Sometimes I just need to look at old calendars. Sometimes, though, I have to dig around a little, sometimes a lot. I can get obsessive and waste a fair amount of time on what is pointless and worthless and mostly just for fun.

Just to see if it was the way I remembered it being, which it probably wasn’t. Or I’ll get a wild hair about something trivial and have to track it all the way down. The internet is evil this way.

It’s usually something I can find the answer to. It’s the release date of a movie, or some news event that I’m tugging out from behind the cobwebs, and I wonder if I remember it correctly. As I said, most of the time I don’t. It’s enough to make me skeptical about all of my memories, qualifying them at least to myself—this is what I remember. Not necessarily what happened.

In 2003, on the 40th anniversary of the JFK assassination, I started thinking about one of the witnesses who always shows up on the archival footage of that day. He had a child with him, his son, and I started wondering about this little kid’s presence on such an awful day. He was my age, then and now. I researched.

I found him, too. I didn’t do anything about it, contact him or whatever. I wrote a column.

...

So here’s what I know: On a winter’s night in 1965, when I was 6 years old, shivering from the bitter cold of southern California (I embellish, sue me), my siblings and I gathered around our little black-and-white television set, warmed by the glow and the magic of movies (ditto).

It was the annual CBS showing of The Wizard of Oz, a big deal, at least if you were 6 and me. So I remember, because my parents announced that they had a better offer. They piled us in the station wagon and we went out to the drive-in movies to see Mary Poppins.

That’s what I recall. The film opened in December 1964, and Oz was shown in those days in January or sometimes a bit later, always in the first quarter of the year. I could find the listings but that’s a lot of work for trivia.

I thought about it the other day, is all, as I spent a Saturday afternoon baking and watching Saving Mr. Banks while I waited for stuff to rise. I’d seen it five years ago, when it was released on video and I watched it on a plane.

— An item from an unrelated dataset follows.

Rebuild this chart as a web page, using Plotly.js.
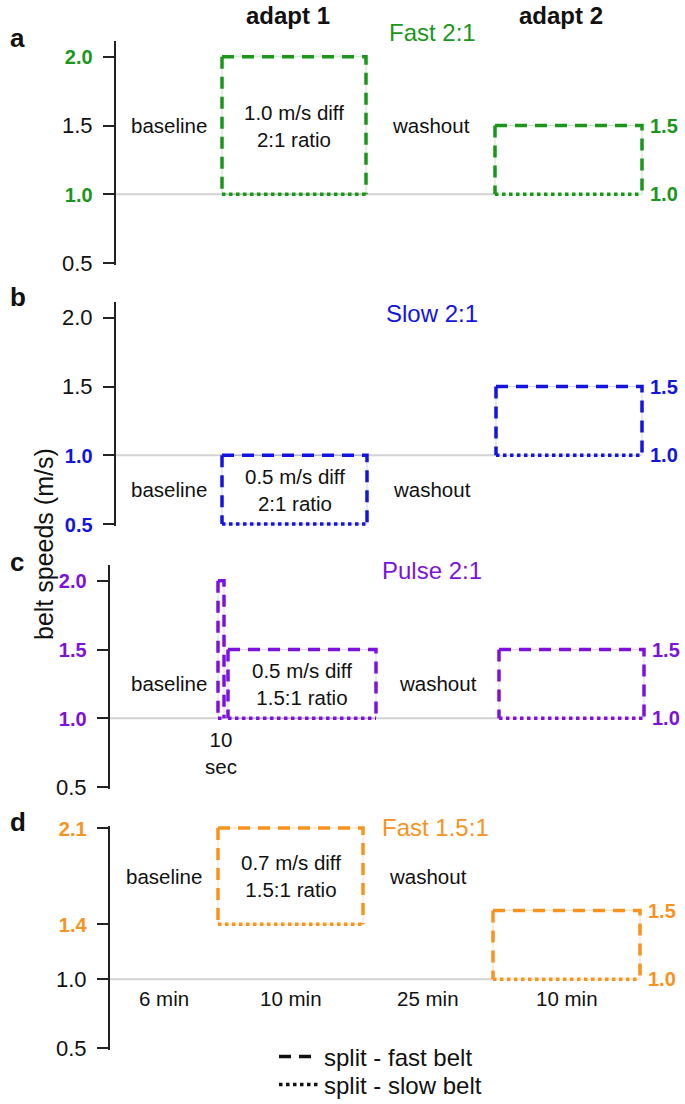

I enjoyed it again, very much, although it was more personal this time. I began to insert myself into the film, as it told the back story of PL Travers and Walt Disney, dancing around each other to get the flying nanny onto the big screen. I would have been the target audience, then, a 3-year-old anxiously awaiting the arrival of Mary.

I wasn’t, I’m sure. I do remember reading the books at some point, but maybe not by 1964. And I could be misremembering; I’m sure my brother and sister have no such memory, since this is the kind of thing I recall, not so much with them.

I spent about 20 minutes hunting down what facts I could find, though. Please donate to Wikipedia when you can.